According to core results, the problem that structural element was not cured for 560 days seemed to be eliminated thanks to the positive effect of the sampling size. It would be of beneficial to take care of using equal slenderness values between core and standard samples for more sound results when similar studies is to be carried.
For about 1.5 years (560 days) either laboratory or in-situ or core samples had similar strength development even though there were subjected to different conditions, and each sample series had generally demonstrated an increase by 25-30% in strength in the period from 28th day to 560th day. This result means that the applied concrete has reached up to a strength of approximately 2 upper class.
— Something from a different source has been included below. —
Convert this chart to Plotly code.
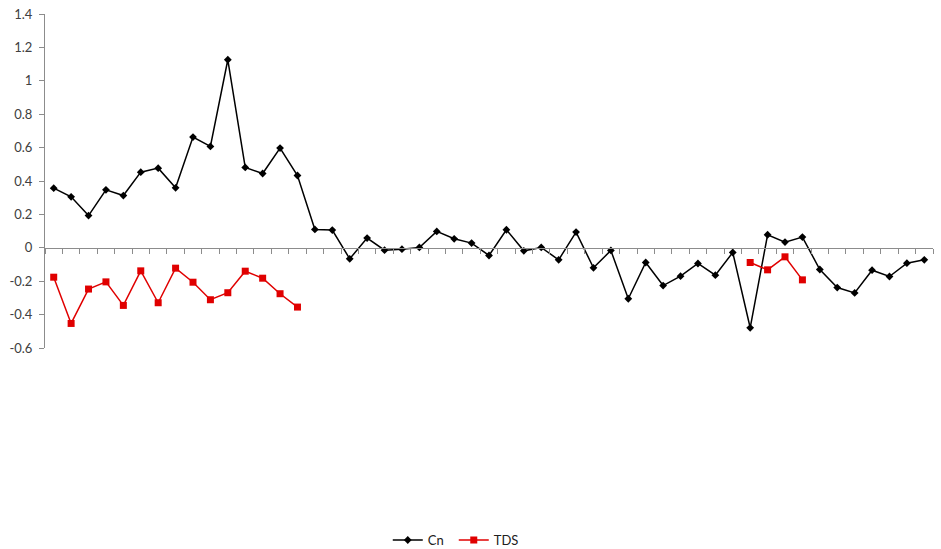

The use and amount of mineral admixture is the most important factor in achievement of such strength. Therefore, it must always be necessary to use mineral admixtures in ample amounts in order to contribute in the structural safety.
The interpretations to be made on the results of this study must take into account the use of fly-ash, fly-ash/cement ration being “0.40”, and the air temperatures as explained in the section of study methodology. Please note that if one of these parameters varied, one or several of above judgments might change, as well .
References
- TS EN 206: Concrete-Characteristic, Performance, Production and Conformity
- TS 13515 : C omplementary Standard to Application of TS EN 206
- TS 12390-2 : Concrete – Cured Concrete Experiments – Part 2: Preparation and Curing of the Experimental Samples For Use In Strength Experiments
- Radhi, M. S., Salih, S., Joni, H., H., “Effect of Age on Concrete Core Strength Results”, The 2nd International Conference of Buildings, Construction and Environmental Engineering (BCEE2-2015), At American University of Beirut, Volume: 2, October, 2015.